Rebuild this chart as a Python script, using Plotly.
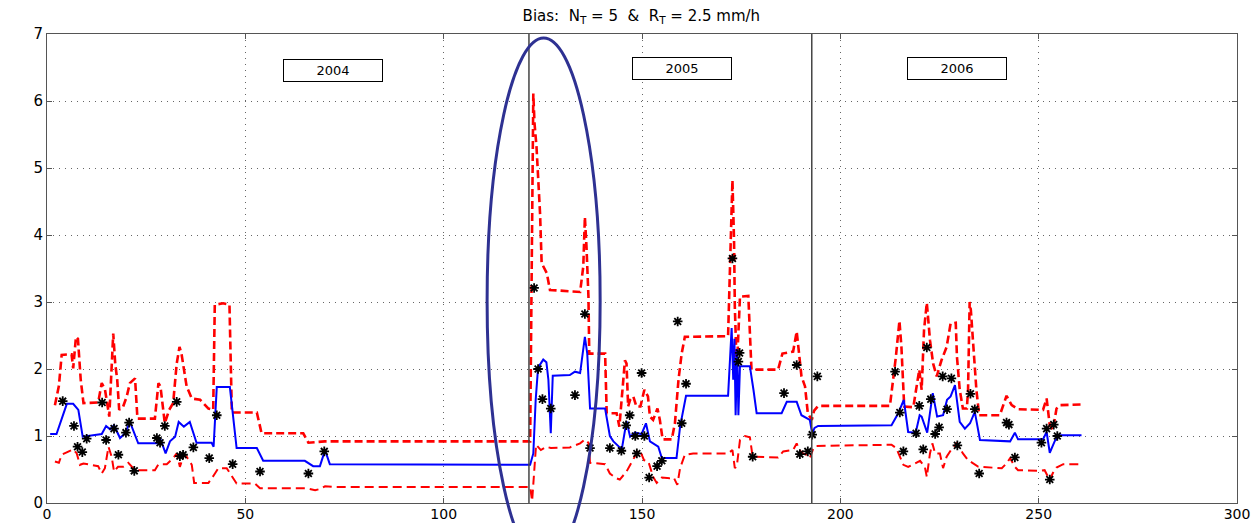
import plotly.graph_objects as go

# ---- data ----
est_x = [0.8, 2.4, 5.0, 6.6, 7.9, 9.0, 13.8, 14.9, 15.9, 16.9, 18.4, 19.7, 20.9, 23.0, 27.7, 28.5, 29.9, 31.0,
         32.3, 33.2, 34.5, 36.0, 37.7, 41.5, 42.0, 42.8, 46.1, 47.4, 47.8, 52.9, 54.5, 65.0, 67.1, 68.8, 70.1,
         71.3, 121.8, 122.6, 123.2, 123.8, 125.1, 125.9, 126.4, 127.0, 127.5, 131.8, 133.1, 134.4, 135.6, 136.2,
         136.9, 140.7, 141.9, 142.8, 144.9, 146.1, 147.0, 148.2, 149.9, 151.0, 152.0, 154.1, 155.0, 158.7, 159.6,
         161.1, 171.7, 172.6, 173.0, 173.3, 173.6, 174.0, 174.3, 174.7, 177.2, 178.1, 178.9, 185.2, 186.5, 189.0,
         190.2, 192.3, 192.9, 193.5, 194.4, 212.9, 214.6, 216.0, 217.1, 219.0, 220.0, 220.5, 221.9, 223.3, 224.4,
         225.9, 226.9, 227.8, 228.9, 230.1, 231.4, 232.7, 233.9, 235.2, 242.8, 244.0, 244.8, 251.1, 252.0, 252.8,
         254.1, 255.4, 260.8]
est_y = [1.03, 1.03, 1.48, 1.48, 1.39, 0.99, 1.03, 1.15, 1.10, 1.16, 0.97, 1.04, 1.21, 0.89, 0.89, 0.97, 0.74, 0.92,
         0.99, 1.21, 1.14, 1.21, 0.90, 0.90, 0.84, 1.73, 1.73, 0.97, 0.82, 0.82, 0.63, 0.63, 0.55, 0.55, 0.79,
         0.58, 0.57, 0.74, 1.54, 2.02, 2.14, 2.10, 1.84, 1.04, 1.90, 1.91, 1.96, 1.94, 2.48, 2.23,
         1.41, 1.41, 1.00, 0.92, 0.80, 1.22, 0.99, 1.05, 1.03, 1.19, 0.92, 0.84, 0.67, 0.67, 1.14,
         1.60, 1.60, 2.61, 1.84, 2.45, 1.31, 2.30, 1.31, 2.04, 2.04, 1.69, 1.34, 1.34, 1.51, 1.51,
         1.31, 1.24, 1.04, 1.12, 1.15, 1.16, 1.34, 1.54, 1.06, 1.05, 1.31, 1.29, 1.05, 1.64, 1.29,
         1.31, 1.54, 1.59, 1.76, 1.21, 1.11, 1.19, 1.36, 0.94, 0.92, 1.05, 0.95, 0.95, 1.06, 0.75,
         0.93, 1.01, 1.01]

upper_x = [2.0, 3.0, 3.7, 6.2, 6.6, 7.3, 7.8, 8.5, 9.2, 12.9, 13.8, 14.6, 15.7, 16.3, 16.7, 17.2, 17.7, 18.2, 19.2,
           20.1, 20.9, 22.2, 22.8, 27.2, 28.1, 28.6, 29.7, 30.8, 31.8, 32.7, 33.4, 33.9, 34.5, 35.2, 36.5, 38.6,
           40.7, 41.9, 42.3, 44.4, 46.0, 46.6, 52.9, 54.1, 64.6, 65.9, 70.0, 121.8, 122.6, 122.9, 123.4, 123.8,
           124.3, 124.7, 126.0, 126.8, 134.4, 135.2, 135.6, 136.0, 136.5, 136.7, 140.7, 141.1, 143.6, 144.3,
           144.6, 145.7, 146.1, 146.5, 147.0, 147.8, 148.6, 149.6, 150.6, 151.5, 152.0, 152.8, 153.9, 154.5,
           155.2, 157.5, 158.3, 159.2, 160.0, 160.8, 171.7, 172.8, 173.2, 173.4, 173.9, 174.3, 174.7, 176.8,
           177.6, 184.3, 185.4, 188.1, 189.0, 189.6, 190.2, 191.1, 191.8, 192.8, 193.4, 194.4, 212.5, 214.0,
           214.9, 215.4, 216.1, 218.4, 219.3, 219.9, 220.5, 221.1, 221.8, 222.6, 223.4, 224.3, 225.5, 226.8,
           227.8, 229.1, 229.4, 230.1, 230.9, 231.9, 232.2, 232.6, 232.9, 233.5, 234.3, 235.0, 240.2, 241.9,
           243.2, 244.8, 251.1, 252.0, 252.8, 253.6, 254.5, 255.4, 260.8]
upper_y = [1.46, 1.75, 2.21, 2.22, 2.01, 2.48, 2.45, 1.84, 1.49, 1.50, 1.79, 1.70, 1.29, 2.18, 2.53, 2.08, 1.84, 1.39,
           1.44, 1.59, 1.79, 1.86, 1.26, 1.26, 1.79, 1.74, 1.19, 1.39, 1.49, 2.08, 2.33, 2.23, 2.03, 1.74, 1.56,
           1.54, 1.41, 1.39, 2.96, 2.98, 2.96, 1.35, 1.35, 1.04, 1.04, 0.90, 0.92, 0.92, 6.11, 5.67, 5.32, 4.92,
           4.32, 3.58, 3.43, 3.18, 3.15, 3.53, 4.27, 3.83, 3.08, 2.23, 2.23, 1.34, 1.34, 1.14,
           1.34, 2.13, 2.08, 1.44, 1.54, 1.59, 1.44, 1.44, 1.69, 1.59, 1.29, 1.24, 1.41, 1.24,
           0.95, 0.95, 1.19, 1.84, 2.23, 2.48, 2.49, 4.82, 3.93, 2.93, 1.99, 2.63, 3.08, 3.09,
           1.99, 1.99, 2.23, 2.26, 2.56, 2.23, 1.89, 1.74, 1.34, 1.24, 1.38, 1.45, 1.45, 2.18,
           2.72, 2.33, 1.44, 1.43, 1.74, 1.99, 1.69, 2.58, 2.99, 2.43, 2.08, 1.89, 2.13, 2.33,
           2.68, 2.69, 2.18, 1.69, 1.41, 1.41, 1.69, 3.00, 2.88, 2.43, 1.69, 1.31, 1.31, 1.60,
           1.46, 1.40, 1.39, 1.56, 1.16, 1.09, 1.41, 1.46, 1.47]

lower_x = [2.0, 3.0, 3.7, 5.8, 6.6, 7.5, 8.3, 9.2, 11.7, 12.9, 13.8, 14.6, 15.5, 16.3, 16.9, 17.9, 19.2, 20.5, 22.2,
           27.2, 28.1, 30.2, 31.8, 32.7, 33.5, 34.5, 35.2, 36.5, 37.1, 40.7, 41.9, 43.2, 45.3, 46.6, 47.8, 52.4,
           53.7, 65.5, 67.6, 68.8, 70.1, 72.0, 121.8, 122.3, 123.3, 124.5, 125.9, 127.0, 131.8, 134.4, 135.6,
           136.5, 136.9, 140.7, 141.9, 143.5, 144.4, 146.1, 147.8, 149.1, 149.8, 150.5, 151.6, 152.8, 153.7,
           155.0, 157.0, 158.0, 158.9, 159.6, 160.8, 162.9, 171.7, 172.8, 173.4, 173.9, 174.7, 176.0, 177.2,
           177.9, 184.3, 185.6, 188.1, 189.0, 189.6, 190.6, 191.5, 192.3, 193.1, 193.6, 212.9, 214.1, 215.9,
           217.1, 218.8, 220.1, 221.3, 221.8, 222.6, 223.2, 223.9, 225.1, 225.9, 226.8, 228.0, 229.3, 229.9,
           230.9, 232.2, 233.5, 234.8, 240.7, 241.9, 242.8, 244.0, 244.8, 250.3, 251.5, 252.8, 253.6, 254.5,
           256.2, 260.8]
lower_y = [0.62, 0.60, 0.72, 0.77, 0.80, 0.74, 0.57, 0.59, 0.57, 0.55, 0.44, 0.52, 0.84, 0.69, 0.47, 0.54, 0.54, 0.60, 0.49,
           0.49, 0.58, 0.58, 0.67, 0.74, 0.54, 0.72, 0.69, 0.57, 0.30, 0.30, 0.40, 0.52, 0.52, 0.40, 0.29, 0.29,
           0.22, 0.22, 0.19, 0.21, 0.25, 0.24, 0.24, 0.03, 0.87, 0.79, 0.84, 0.82, 0.83, 0.89, 0.95,
           0.90, 0.60, 0.58, 0.44, 0.37, 0.35, 0.47, 0.64, 0.79, 0.74, 0.64, 0.62, 0.39, 0.30,
           0.38, 0.37, 0.38, 0.27, 0.52, 0.72, 0.74, 0.74, 0.79, 0.52, 0.55, 0.94, 1.00, 0.98,
           0.69, 0.68, 0.77, 0.79, 0.89, 0.79, 0.74, 0.72, 0.67, 0.80, 0.85, 0.87, 0.82, 0.57,
           0.54, 0.59, 0.63, 0.54, 0.39, 0.74, 0.89, 0.74, 0.74, 0.52, 0.69, 0.80, 0.89, 0.84,
           0.74, 0.64, 0.59, 0.54, 0.52, 0.59, 0.67, 0.54, 0.49, 0.48, 0.49, 0.34, 0.45, 0.53,
           0.58, 0.58]

obs_x = [3.96, 6.8, 7.7, 8.9, 10.0, 13.9, 14.9, 16.9, 18.0, 19.9, 20.7, 22.0, 27.7, 28.5, 29.7, 32.7, 33.5, 34.3,
         36.9, 40.9, 42.8, 46.8, 53.7, 65.9, 69.9,
         122.8, 123.8, 124.9, 127.0, 133.1, 135.6, 136.9, 141.9, 144.8, 146.0, 146.9, 148.7, 149.9, 148.3, 150.6,
         151.8, 153.8, 155.0, 159.0, 160.0, 161.1, 172.8, 174.3, 174.6, 177.9, 185.8, 189.0, 189.8, 191.8, 192.9,
         194.2,
         213.8, 215.0, 215.9, 219.1, 219.9, 220.9, 221.8, 222.8, 223.9, 224.9, 225.8, 226.9, 228.0, 229.5, 232.8,
         233.9, 235.0, 241.9, 242.5, 244.0, 250.7, 252.0, 252.8, 253.8, 254.7]
obs_y = [1.52, 1.15, 0.84, 0.76, 0.96, 1.50, 0.94, 1.11, 0.72, 1.05, 1.20, 0.48, 0.97, 0.90, 1.15, 1.51, 0.70, 0.72,
         0.83, 0.67, 1.31, 0.58, 0.47, 0.44, 0.77,
         3.21, 2.00, 1.55, 1.41, 1.61, 2.82, 0.82, 0.82, 0.78, 1.16, 1.31, 0.74, 1.94, 1.00, 1.00,
         0.38, 0.55, 0.63, 2.71, 1.19, 1.78, 3.65, 2.11, 2.24, 0.69, 1.64, 2.06, 0.73, 0.77, 1.02,
         1.89,
         1.96, 1.35, 0.77, 1.04, 1.45, 0.80, 2.32, 1.55, 1.03, 1.13, 1.89, 1.40, 1.86, 0.86, 1.63,
         1.40, 0.44, 1.20, 1.17, 0.68, 0.90, 1.11, 0.35, 1.17, 1.00]

year_labels = ["2004", "2005", "2006"]
year_label_x = [72.1, 160.1, 229.3]
year_label_y = [6.45, 6.48, 6.49]
year_boundaries = [121.5, 192.8]
x_ticks = [0, 50, 100, 150, 200, 250, 300]
y_ticks = [0, 1, 2, 3, 4, 5, 6, 7]

FONT = "DejaVu Sans, Liberation Sans, Arial"

fig = go.Figure()
fig.add_trace(go.Scatter(x=upper_x, y=upper_y, mode="lines",
                         line=dict(color="#ff0000", width=2.6, dash="8px,4px"), showlegend=False))
fig.add_trace(go.Scatter(x=lower_x, y=lower_y, mode="lines",
                         line=dict(color="#ff0000", width=2, dash="9px,5px"), showlegend=False))
fig.add_trace(go.Scatter(x=est_x, y=est_y, mode="lines",
                         line=dict(color="#0000ff", width=2), showlegend=False))
fig.add_trace(go.Scatter(x=obs_x, y=obs_y, mode="markers",
                         marker=dict(symbol="asterisk-open", size=8, color="black",
                                     line=dict(color="black", width=1.8)), showlegend=False))

for xb in year_boundaries:
    fig.add_shape(type="line", xref="x", yref="y", x0=xb, x1=xb, y0=0, y1=7,
                  line=dict(color="#444444", width=1.5))

# highlight ellipse (domain refs so it is not clipped at the axis)
cx, hw = 125.2, 14.25
fig.add_shape(type="circle", xref="x domain", yref="y domain",
              x0=(cx - hw) / 300, x1=(cx + hw) / 300, y0=-0.9 / 7, y1=6.94 / 7,
              line=dict(color="#2e3192", width=3))

for t, xl, yl in zip(year_labels, year_label_x, year_label_y):
    fig.add_annotation(x=xl, y=yl, xref="x", yref="y", text=t, showarrow=False,
                       font=dict(family=FONT, size=13, color="black"),
                       width=94, height=17, bordercolor="black", borderwidth=1, borderpad=2,
                       bgcolor="white")

fig.update_layout(
    width=1260, height=523,
    margin=dict(l=47, r=23, t=34, b=20, autoexpand=False),
    paper_bgcolor="white", plot_bgcolor="white",
    title=dict(text="Bias:  N<sub>T</sub> = 5  &amp;  R<sub>T</sub> = 2.5 mm/h", x=0.509, xanchor="center",
               y=0.97, yanchor="middle",
               font=dict(family=FONT, size=15, color="black")),
    font=dict(family=FONT, size=15, color="black"),
)
fig.update_xaxes(range=[0, 300], tickvals=x_ticks, showgrid=True, gridcolor="#666666", griddash="1px,5px",
                 gridwidth=1, showline=True, linecolor="#555555", linewidth=1, mirror="ticks",
                 ticks="inside", ticklen=5, tickcolor="#555555", zeroline=False, automargin=False,
                 tickfont=dict(family=FONT, size=14, color="black"), ticklabelstandoff=-2)
fig.update_yaxes(range=[0, 7], tickvals=y_ticks, showgrid=True, gridcolor="#666666", griddash="1px,5px",
                 gridwidth=1, showline=True, linecolor="#555555", linewidth=1, mirror="ticks",
                 ticks="inside", ticklen=5, tickcolor="#555555", zeroline=False, automargin=False,
                 tickfont=dict(family=FONT, size=15, color="black"))

fig.write_html("out.html")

▶ [REQUIREMENTS]
Leave out the pictures and repeat the lines from the start of the material through the line with "import plotly.graph_objects as go", inclusive.

▶ [ANSWER BELOW]
Rebuild this chart as a Python script, using Plotly.
import plotly.graph_objects as go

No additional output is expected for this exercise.